▸ The exercise: Among the lines listed below, count those that include the string "matplotlib", and state only the count.

▸ Recorded information:
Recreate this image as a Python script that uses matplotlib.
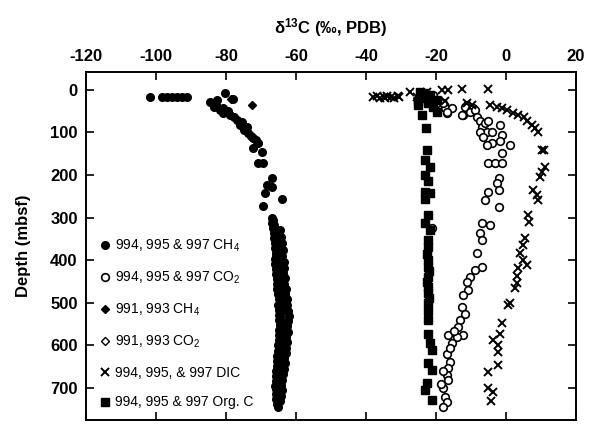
import matplotlib as mpl
import matplotlib.pyplot as plt

mpl.rcParams.update({
    "font.family": ["Liberation Sans", "DejaVu Sans"],
    "mathtext.default": "regular",
    "axes.linewidth": 1.4,
    "axes.unicode_minus": False,
})

# 994, 995 & 997 CH4 (filled circles)
ch4_x = [-101.7, -98.3, -96.9, -95.4, -94.0, -92.6, -91.1,
         -82.6, -80.3, -78.0, -84.6, -83.0, -81.7, -80.8, -78.9, -76.9, -76.0,
         -75.0, -73.7, -72.3, -71.0, -72.3, -69.7, -71.0, -69.4, -66.9, -68.3,
         -68.9, -64.0, -69.4, -66.9,
         -83.5, -81.0, -79.5, -77.8, -75.5, -74.0, -73.0, -71.5,
         # deep column, left side
         -66.8, -66.5, -66.9, -66.2, -66.6, -66.0, -66.4, -65.8, -66.3, -65.7,
         -66.0, -65.5, -65.9, -65.3, -65.8, -65.6, -66.1, -65.4, -65.9, -65.2,
         -65.7, -65.3, -65.6, -65.0, -65.4, -65.1, -65.5, -64.9, -65.3, -64.8,
         -65.2, -64.7, -65.0, -64.6, -65.1, -64.5, -64.9, -64.4, -64.8, -64.5,
         -64.9, -64.3, -64.7, -64.4, -64.8, -64.5, -64.9, -64.6, -65.0, -64.7,
         -65.1, -64.8, -65.2, -64.9, -65.3, -65.0, -65.4, -65.1, -65.5, -65.2,
         -65.6, -65.3, -65.7, -65.4, -65.8, -65.5, -65.9, -65.6, -65.4, -65.7,
         -65.3, -65.6, -65.2, -65.5, -65.1,
         # deep column, right side
         -64.5, -64.2, -64.0, -63.8, -64.1, -63.5, -63.3, -63.6, -63.2, -63.4,
         -62.9, -63.1, -62.7, -62.5, -62.2, -62.0, -62.4, -62.6, -62.3, -62.8,
         -62.5, -62.9, -63.0, -63.3, -63.1, -63.5, -63.7, -63.9, -64.2, -64.0,
         -64.4, -64.6]
ch4_d = [17, 17, 17, 17, 17, 17, 17,
         23, 8, 21, 28, 35, 47, 55, 59, 70, 82,
         94, 102, 113, 125, 136, 145, 172, 172, 207, 223,
         242, 256, 272, 229,
         40, 42, 50, 64, 76, 88, 108, 118,
         300, 306, 312, 318, 324, 330, 336, 342, 348, 354,
         360, 366, 372, 378, 384, 390, 396, 402, 408, 414,
         420, 426, 432, 438, 444, 450, 456, 462, 468, 474,
         480, 486, 492, 498, 504, 510, 516, 522, 528, 534,
         540, 546, 552, 558, 564, 570, 576, 582, 588, 594,
         600, 606, 612, 618, 624, 630, 636, 642, 648, 654,
         660, 666, 672, 678, 684, 690, 696, 702, 708, 714,
         720, 726, 732, 738, 744,
         330, 345, 360, 375, 390, 405, 418, 430, 442, 455,
         468, 480, 492, 505, 518, 530, 542, 555, 568, 580,
         592, 605, 618, 630, 642, 655, 668, 680, 692, 705,
         718, 730]

# 994, 995 & 997 CO2 (open circles)
co2_x = [-20.3, -18.9, -17.5, -17.0, -15.5, -12.2, -11.2, -9.3,
         -20.8, -19.8, -17.9, -17.0, -12.7, -11.7, -10.3, -8.9, -8.4, -7.4,
         -7.0, -6.0, -5.1, -5.5, -7.4, -6.5, -4.1, -1.7, -1.2, -1.7, -4.1,
         -5.5, 1.1, -1.2, -5.1, -3.2, -1.2, -2.0, -2.7, -2.0, -5.1, -6.0,
         -1.9, -7.0, -4.6, -7.4, -7.0, -8.4, -7.0, -8.9, -10.3, -11.2,
         -10.8, -12.2, -12.7, -11.7, -13.1, -13.6, -12.2, -14.1, -16.5,
         -15.5, -17.0, -16.0, -16.5, -17.0, -16.5, -17.9, -17.4, -17.0,
         -17.9, -21.2, -15.0, -18.5, -16.0, -18.0]
co2_d = [31, 39, 43, 55, 43, 59, 35, 43,
         12, 31, 31, 51, 59, 39, 51, 47, 63, 74,
         86, 78, 74, 98, 98, 110, 98, 82, 106, 121, 125,
         129, 129, 149, 172, 172, 172, 207, 219, 235, 239, 258,
         274, 313, 317, 337, 352, 384, 415, 423, 439, 450,
         470, 482, 509, 525, 540, 556, 576, 580, 576,
         595, 619, 638, 654, 670, 681, 701, 720, 732,
         744, 325, 566, 690, 607, 660]

# 991, 993 CH4 (filled diamonds)
ch4_b_x = [-72.6, -78.5]
ch4_b_d = [35, 22]

# 991, 993 CO2 (open diamonds)
co2_b_x = [-25.5, -21.0]
co2_b_d = [20, 28]

# 994, 995, & 997 DIC (crosses)
dic_x = [-38.0, -37.0, -36.0, -35.0, -34.5, -34.0, -33.0, -32.0, -31.0, -30.5,
         -27.4, -22.7, -18.4, -16.5, -12.7, -5.1, -17.4, -11.2, -9.8, -25.5,
         -4.6, -2.7, -1.2, 0.2, 2.1, 3.5, 5.0, 5.9, 7.3, 8.3, 9.2,
         10.2, 10.8, 11.1, 10.2, 9.7, 7.8, 8.8, 9.0, 6.4, 6.7, 5.4, 4.8,
         4.0, 4.9, 5.9, 3.5, 3.0, 3.0, 2.6, 1.1, 0.7, -1.2, -1.7, -3.6,
         -2.2, -2.2, -2.2, -5.1, -5.1, -3.8, -4.4]
dic_d = [17, 15, 18, 16, 19, 15, 17, 18, 14, 17,
         4, 4, 0, 0, -3, -3, 27, 31, 35, 16,
         35, 39, 43, 47, 55, 59, 63, 74, 82, 90, 98,
         141, 141, 180, 192, 204, 235, 247, 258, 294, 309, 348, 364,
         384, 399, 411, 419, 438, 454, 466, 500, 505, 548, 572, 587,
         599, 615, 646, 662, 701, 709, 730]

# 994, 995 & 997 Org. C (filled squares)
orgc_x = [-24.6, -23.1, -21.7, -23.6, -25.1, -19.8, -20.8, -19.8, -22.2,
          -25.1, -24.1, -22.9, -22.7, -23.2, -21.7, -23.2, -22.2, -23.2,
          -21.7, -23.2, -22.2, -23.2, -21.7, -22.2, -22.2, -22.2, -22.2,
          -22.2, -22.2, -22.2, -22.2, -22.2, -22.2, -21.7, -21.2, -22.2,
          -21.2, -22.7, -23.2, -21.2, -22.5, -22.0, -22.6, -21.9, -22.4]
orgc_d = [4, 8, 12, 20, 27, 23, 39, 51, 31,
          35, 59, 90, 141, 164, 180, 200, 215, 239,
          243, 255, 294, 313, 329, 352, 368, 399, 415,
          439, 462, 478, 501, 540, 572, 595, 611, 642,
          658, 689, 705, 728, 386, 425, 450, 488, 520]

LEGEND_LABELS = [
    "994, 995 & 997 CH$_4$",
    "994, 995 & 997 CO$_2$",
    "991, 993 CH$_4$",
    "991, 993 CO$_2$",
    "994, 995, & 997 DIC",
    "994, 995 & 997 Org. C",
]


def main() -> None:
    fig = plt.figure(figsize=(5.92, 4.24), dpi=100)
    ax = fig.add_axes([86 / 592, 4 / 424, 490 / 592, 348 / 424])

    h1, = ax.plot(ch4_x, ch4_d, ls="none", marker="o", ms=5.5, color="black")
    h2, = ax.plot(co2_x, co2_d, ls="none", marker="o", ms=5.5, mfc="white",
                  mec="black", mew=1.2)
    h3, = ax.plot(ch4_b_x, ch4_b_d, ls="none", marker="D", ms=4.5, color="black")
    h4, = ax.plot(co2_b_x, co2_b_d, ls="none", marker="D", ms=4, mfc="white",
                  mec="black", mew=1.0)
    h5, = ax.plot(dic_x, dic_d, ls="none", marker="x", ms=5.5, mew=1.4, color="black")
    h6, = ax.plot(orgc_x, orgc_d, ls="none", marker="s", ms=5.5, color="black")

    ax.set_xlim(-120, 20)
    ax.set_ylim(775, -42)
    ax.set_xticks(range(-120, 21, 20))
    ax.set_yticks(range(0, 701, 100))
    ax.tick_params(direction="in", top=True, right=True, bottom=True, left=True,
                   labeltop=True, labelbottom=False, length=6, width=1.2,
                   labelsize=12, pad=6)
    for lab in ax.get_xticklabels() + ax.get_yticklabels():
        lab.set_fontweight("bold")

    ax.xaxis.set_label_position("top")
    ax.set_xlabel("δ$^{13}$C (‰, PDB)", fontsize=12, fontweight="bold", labelpad=11)
    ax.set_ylabel("Depth (mbsf)", fontsize=12, fontweight="bold", labelpad=14)

    ax.legend([h1, h2, h3, h4, h5, h6], LEGEND_LABELS, loc="upper left",
              bbox_to_anchor=(0.03, 0.523), frameon=False, fontsize=10,
              handlelength=0.6, handletextpad=0.4, labelspacing=1.12,
              borderpad=0, borderaxespad=0)

    fig.savefig("out.png", dpi=100)


if __name__ == "__main__":
    main()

▸ Exercise response: 3